What happened was is that we developed a little mongrel water algorithm based loosely around Kai’s work, A.J.’s, but with heavy nods to the structure and function of BW. The first complaint Bryan had was how BW s$&! the bed for high amounts of Vienna and Munich malts. We narrowed it down to the fact that the base malt color based acidity proxy wasn’t really equipped to handle base malts ranging from 1.5-10 °L. So we incorporated the old “change the color to compensate trick.

That worked. Then we ditched that and incorporated the input for pH DI. Wow! That was huge! Yet we still had issues with high amounts of Munich, so much so that we had to make a modifier for Munich malts.

What’s my point?

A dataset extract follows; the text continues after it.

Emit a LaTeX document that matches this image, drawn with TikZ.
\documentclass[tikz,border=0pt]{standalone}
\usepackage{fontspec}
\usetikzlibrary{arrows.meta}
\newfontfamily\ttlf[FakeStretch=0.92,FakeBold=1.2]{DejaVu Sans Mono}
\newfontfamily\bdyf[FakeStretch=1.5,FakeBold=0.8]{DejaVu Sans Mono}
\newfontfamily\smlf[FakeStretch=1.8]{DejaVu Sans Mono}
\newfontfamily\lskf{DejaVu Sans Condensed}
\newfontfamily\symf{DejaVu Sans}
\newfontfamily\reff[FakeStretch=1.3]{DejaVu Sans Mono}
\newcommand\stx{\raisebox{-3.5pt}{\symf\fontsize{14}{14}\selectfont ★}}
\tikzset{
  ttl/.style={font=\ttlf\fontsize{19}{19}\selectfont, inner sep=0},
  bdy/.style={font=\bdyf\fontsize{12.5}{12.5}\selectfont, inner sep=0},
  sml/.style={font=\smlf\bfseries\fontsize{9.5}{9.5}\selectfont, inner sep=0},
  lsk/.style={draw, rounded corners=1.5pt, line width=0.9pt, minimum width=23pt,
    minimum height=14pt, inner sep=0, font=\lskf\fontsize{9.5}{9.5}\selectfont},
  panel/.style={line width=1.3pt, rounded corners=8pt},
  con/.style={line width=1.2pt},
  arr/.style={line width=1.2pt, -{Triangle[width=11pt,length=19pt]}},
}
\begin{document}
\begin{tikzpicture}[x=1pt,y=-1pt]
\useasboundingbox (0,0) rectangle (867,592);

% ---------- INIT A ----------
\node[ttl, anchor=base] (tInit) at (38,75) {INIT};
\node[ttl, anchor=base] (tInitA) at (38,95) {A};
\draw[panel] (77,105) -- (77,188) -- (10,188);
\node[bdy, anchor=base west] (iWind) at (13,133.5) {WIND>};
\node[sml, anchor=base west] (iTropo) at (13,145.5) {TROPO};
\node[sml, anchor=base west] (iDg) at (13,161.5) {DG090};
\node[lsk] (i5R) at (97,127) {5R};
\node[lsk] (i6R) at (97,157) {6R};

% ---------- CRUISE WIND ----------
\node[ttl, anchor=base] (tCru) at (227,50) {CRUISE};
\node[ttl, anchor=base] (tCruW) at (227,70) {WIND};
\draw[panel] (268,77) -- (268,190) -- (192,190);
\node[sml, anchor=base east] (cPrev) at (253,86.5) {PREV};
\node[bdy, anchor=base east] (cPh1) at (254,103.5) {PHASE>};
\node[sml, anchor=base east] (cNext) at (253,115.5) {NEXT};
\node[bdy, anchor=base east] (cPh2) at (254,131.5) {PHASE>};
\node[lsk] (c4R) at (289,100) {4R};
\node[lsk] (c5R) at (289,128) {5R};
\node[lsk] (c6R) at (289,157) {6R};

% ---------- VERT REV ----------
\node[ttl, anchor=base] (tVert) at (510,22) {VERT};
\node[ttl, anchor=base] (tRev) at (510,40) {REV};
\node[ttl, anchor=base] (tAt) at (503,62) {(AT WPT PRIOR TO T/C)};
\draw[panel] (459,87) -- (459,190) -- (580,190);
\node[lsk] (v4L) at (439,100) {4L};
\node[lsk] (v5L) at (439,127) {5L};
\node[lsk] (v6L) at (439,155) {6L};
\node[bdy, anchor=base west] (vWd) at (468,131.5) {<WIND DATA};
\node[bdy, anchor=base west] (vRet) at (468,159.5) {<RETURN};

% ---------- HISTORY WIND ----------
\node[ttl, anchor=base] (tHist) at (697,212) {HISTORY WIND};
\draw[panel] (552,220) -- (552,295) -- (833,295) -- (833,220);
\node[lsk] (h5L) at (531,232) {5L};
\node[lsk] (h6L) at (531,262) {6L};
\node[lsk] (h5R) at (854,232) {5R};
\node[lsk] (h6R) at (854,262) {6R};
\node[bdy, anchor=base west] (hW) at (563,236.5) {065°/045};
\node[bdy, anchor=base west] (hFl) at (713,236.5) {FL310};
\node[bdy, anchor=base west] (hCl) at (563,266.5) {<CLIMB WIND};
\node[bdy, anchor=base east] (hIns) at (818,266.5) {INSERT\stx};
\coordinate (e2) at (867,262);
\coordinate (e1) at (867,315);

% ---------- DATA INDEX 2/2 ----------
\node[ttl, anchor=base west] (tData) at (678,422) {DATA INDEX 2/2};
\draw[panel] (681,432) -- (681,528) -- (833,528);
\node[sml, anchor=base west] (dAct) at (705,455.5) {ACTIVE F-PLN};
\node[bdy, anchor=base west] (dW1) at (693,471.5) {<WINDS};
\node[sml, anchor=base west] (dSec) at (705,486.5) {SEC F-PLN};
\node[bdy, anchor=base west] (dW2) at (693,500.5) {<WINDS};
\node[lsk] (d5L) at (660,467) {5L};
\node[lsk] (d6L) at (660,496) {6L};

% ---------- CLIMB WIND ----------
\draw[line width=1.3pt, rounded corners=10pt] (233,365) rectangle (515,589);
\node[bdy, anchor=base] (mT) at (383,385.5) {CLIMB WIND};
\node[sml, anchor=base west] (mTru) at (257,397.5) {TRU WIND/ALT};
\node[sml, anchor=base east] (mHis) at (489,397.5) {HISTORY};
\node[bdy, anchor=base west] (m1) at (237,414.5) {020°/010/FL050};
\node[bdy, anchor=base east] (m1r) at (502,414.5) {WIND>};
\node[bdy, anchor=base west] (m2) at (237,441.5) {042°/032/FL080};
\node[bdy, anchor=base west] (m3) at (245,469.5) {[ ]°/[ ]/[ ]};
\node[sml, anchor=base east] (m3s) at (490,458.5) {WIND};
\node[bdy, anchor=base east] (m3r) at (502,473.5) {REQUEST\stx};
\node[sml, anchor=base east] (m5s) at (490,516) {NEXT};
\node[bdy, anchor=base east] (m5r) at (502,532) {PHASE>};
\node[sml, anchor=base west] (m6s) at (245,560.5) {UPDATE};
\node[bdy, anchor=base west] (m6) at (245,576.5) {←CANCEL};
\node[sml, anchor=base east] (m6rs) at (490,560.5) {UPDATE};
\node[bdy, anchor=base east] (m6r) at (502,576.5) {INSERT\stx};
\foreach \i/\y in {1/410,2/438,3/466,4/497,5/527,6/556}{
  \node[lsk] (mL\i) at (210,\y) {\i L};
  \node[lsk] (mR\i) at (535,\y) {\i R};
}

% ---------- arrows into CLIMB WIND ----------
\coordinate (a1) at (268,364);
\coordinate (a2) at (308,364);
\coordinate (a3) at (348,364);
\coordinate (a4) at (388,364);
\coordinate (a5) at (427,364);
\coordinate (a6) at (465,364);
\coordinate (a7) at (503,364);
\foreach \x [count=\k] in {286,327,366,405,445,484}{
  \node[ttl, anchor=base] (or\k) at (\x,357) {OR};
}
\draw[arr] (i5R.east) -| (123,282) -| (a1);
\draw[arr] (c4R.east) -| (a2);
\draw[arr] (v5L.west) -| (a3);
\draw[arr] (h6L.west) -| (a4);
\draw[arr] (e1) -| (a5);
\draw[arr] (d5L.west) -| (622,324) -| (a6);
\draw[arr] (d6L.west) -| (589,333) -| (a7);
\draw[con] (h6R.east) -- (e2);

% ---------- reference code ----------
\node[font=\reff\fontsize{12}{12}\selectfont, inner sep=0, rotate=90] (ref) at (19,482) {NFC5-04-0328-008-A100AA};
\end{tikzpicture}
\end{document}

Color based acidity proxies are based on the limited data set produced by Kai and while some have revised this over time, they can’t possibly cover the entire range of base malt colors, crystal acidity, roast acidity, etc.

So in a world where we have a MUCH larger data set of malt pH DI values and buffering coefficients (Riffe, Kai, deLange, Walts, Guerts, etc.) than Kai ever had to form the color based values, why would we not jettison that old ideal and work to develop a general set of pH DI and a1 for a wider set of malt classes, i.e. Pilsner, Vienna/Pale, Munich, Wheat, etc.?

Kai started by taking measurements for pH DI and a1 for a small amount of malts and, presumably because he had such a small set and couldn’t make them general enough, came up with correlations to malt color to have a wider impact. There are now something like 100 measured malts in the pool.

 

[ScrewyBrewer]

I've brewed and posted recipes and mash pH results for at least half a dozen beers. Ranging in style from Stout to IPA to Witbier to Amber Ales so I've done the work. Now it's up to others brew those recipes and post their results. At the end of the day share your results here and end up with a batch of beer. We all win in the end.